Documentos preservados no Palácio do Itamaraty no Rio foram restaurados e digitalizados, revelando novos detalhes sobre o funcionamento do tráfico de escravizados no Brasil no século 19. O acervo reúne 25.877 páginas de 164 processos julgados pela Comissão Mista Brasil Grã Bretanha, formada após acordos internacionais que permitiam a apreensão de navios suspeitos. O material está disponível ao público desde setembro no site do Itamaraty.
Produzidos entre 1815 e 1850, os documentos contam como militares ingleses interceptavam embarcações usadas no comércio ilegal. Relatos mencionam falta de comida e água, mortes a bordo e tatuagens com iniciais dos futuros compradores gravadas no corpo dos cativos. A digitalização custou cerca de 250 mil reais e integra um programa maior, financiado por 125 milhões de reais em emendas, para recuperar e disponibilizar documentos históricos.
As apreensões se intensificaram após o tratado Anglo Brasileiro de 1827, que previa o fim do tráfico em três anos. A partir de 1830, o Reino Unido passou a tratar essas operações como pirataria. O historiador Flávio Gomes explica que, por suspeitas de corrupção no tribunal do Rio, a maior parte dos julgamentos ocorreu em Serra Leoa. Os arquivos mostram que o tráfico também utilizou portos menos lembrados, como o de Macaé.
Um dos casos mais detalhados é o da embarcação Duquesa de Bragança, apreendida em 1834 com 277 africanos embarcados em Angola.

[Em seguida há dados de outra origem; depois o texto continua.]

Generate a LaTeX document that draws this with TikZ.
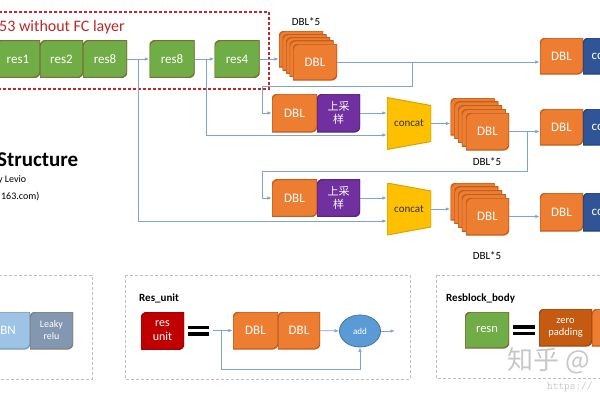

Quarenta e seis estavam doentes e havia indícios de fome. Outro processo narra a captura do Panquete de Bangela em 1840, com 219 escravizados, alguns deles marcados com letras tatuadas para identificar futuros donos. A prática ilustrava a lógica de desumanização que orientava o comércio.

Há também registros de navios que usavam rotas alternativas para tentar fugir da vigilância inglesa, como o Sociedade Feliz, apreendido após deixar Salvador rumo a Lagos e Luanda. O acervo inclui procurações e disputas legais que se estenderam por décadas, mostrando a tentativa de famílias de recuperar embarcações confiscadas pelo modelo internacional de repressão ao tráfico.
Entre os processos mais extensos está o do Africano Oriental, que saiu de Lisboa rumo ao Cais do Valongo e foi detido em 1830. Dos 376 africanos embarcados, 116 morreram antes da chegada ao Brasil. Uma parte da tripulação era composta por ex escravizados libertos. Os documentos agora digitalizados ampliam o acesso a informações essenciais sobre a história da escravidão e o impacto desse comércio na formação do país.